Figure 4.1. Global Flows of E-waste for the year 2012 (click here to launch the cartogram in a full browser window).
This cartogram depicts data available from the United Nations Statistics Division's "COMTRADE" database. The data are organized into territories and the flows of e-waste that connect them. Territories are color coded by continent. The larger the circle representing a given territory (e.g., Canada) the more other territories report receiving e-waste shipments from it.
The flow lines depict the volume and direction of e-waste flows between territories. They are color coded to reflect their source territory. To understand flow direction, follow flow lines in a clockwise direction from one node to another. The thicker the flow lines, the larger the volume of the flow. Currently the software used to create the cartograms (discussed below) does not easily allow labeling of the flows (i.e., displaying the actual number representing the weight of the flow volume).
The data come with some extremely important caveats and limits. These are discussed fully in the Methods section of Lepawsky (2015). In summary, the caveats and limits of the data include:
- The data show information only for "waste batteries and scrap of primary batteries and electrical accumulators" (technically referred to as Harmonized System 2002 code 854810).

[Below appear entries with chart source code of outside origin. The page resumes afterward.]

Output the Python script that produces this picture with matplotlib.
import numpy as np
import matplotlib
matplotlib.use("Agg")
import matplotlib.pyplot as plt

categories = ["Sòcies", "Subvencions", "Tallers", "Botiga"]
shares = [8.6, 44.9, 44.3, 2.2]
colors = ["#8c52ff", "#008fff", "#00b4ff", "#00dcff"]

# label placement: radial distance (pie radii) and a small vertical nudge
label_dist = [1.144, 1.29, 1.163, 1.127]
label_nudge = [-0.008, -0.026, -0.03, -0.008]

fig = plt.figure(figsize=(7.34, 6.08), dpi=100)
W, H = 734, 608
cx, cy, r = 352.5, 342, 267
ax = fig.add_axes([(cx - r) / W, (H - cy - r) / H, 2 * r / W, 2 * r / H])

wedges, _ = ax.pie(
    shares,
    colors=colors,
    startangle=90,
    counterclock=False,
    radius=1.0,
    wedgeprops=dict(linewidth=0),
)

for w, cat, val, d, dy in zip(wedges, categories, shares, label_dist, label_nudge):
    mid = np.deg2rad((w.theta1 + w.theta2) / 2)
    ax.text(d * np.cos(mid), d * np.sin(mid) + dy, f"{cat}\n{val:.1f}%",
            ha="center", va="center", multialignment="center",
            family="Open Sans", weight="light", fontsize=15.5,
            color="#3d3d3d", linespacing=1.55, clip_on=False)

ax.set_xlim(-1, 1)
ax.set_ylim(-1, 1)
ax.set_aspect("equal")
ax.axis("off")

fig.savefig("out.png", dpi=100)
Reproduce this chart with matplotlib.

- The data are import transactions reported by a given territory. In other words, these are data showing what Territory "A" says it receives as an import from another territory or territories in a given year (e.g., from Territories "B", "C", and "D").
- The data miss unreported trade (whether licit or illicit).
- The data visualized here are best understood as proxy measurements of overall transboundary shipments of electronic discards.
To view the cartograms, move your mouse over one of the cartograms and click the "Source" button when it appears beneath it. This will open the cartogram in a full sized window (they do not have full functionality on mobile platforms). Also:
- Ensure that you have the latest version of java and an up to date browser running.
- Hover the mouse over a cartogram. When you see the option for "Source" appear beneath the cartogram, click on it. This will launch the cartogram in a full browser window.
- In the full cartogram you can click a given territory (e.g., Canada) and its trade network will be highlighted and a side-bar with additional information will pop-up.
- Read flow lines in a clockwise direction from a given territory to the territory(ies) that report receiving shipments of e-waste from it.
- Data were downloaded from COMTRADE and organized in a spreadsheet.
- The organized data were imported into Gephi, a free open-source network analysis software.
- The networks created in Gephi were exported using Sigmajs Exporter, a Gephi plugin produced by the Oxford Internet Institute.
The Gephi networks exported using Sigmajs Exporter currently have some limitations that control the 'look' of the cartograms. These are largely aesthetic, but do have some implications for interpreting the cartograms. For example, it is not currently possible with Sigmajs Exporter to display the value of trade flows (e.g., with a data value adjacent to a given flow line). Thus interpretation of trade volumes is currently limited to visual comparisons of flow line thickness (thicker lines equal greater volumes of flow and vice versa). Also, some flow line colors render inconsistently. This is an artefact of the Sigmajs Exporter plugin and amounts to an aesthetic issue and should not be interpreted as having anything to do with the underlying data.
Chapter 4 | Charting Flows of Electronic Waste
Chapter 4 summary and figures.
This chapter examines the seemingly simple question of where e-waste goes once it is discarded. As I argue, however, this question is entangled with more difficult ones explored throughout the book: what counts as waste? To whom? Where? And under what conditions?
With respect to data for e-waste flows over time, it would appear that trade for various forms of reuse (e.g., direct reuse, repair, refurbishment) rather than dumping provide a more likely explanation of underlying trade patterns.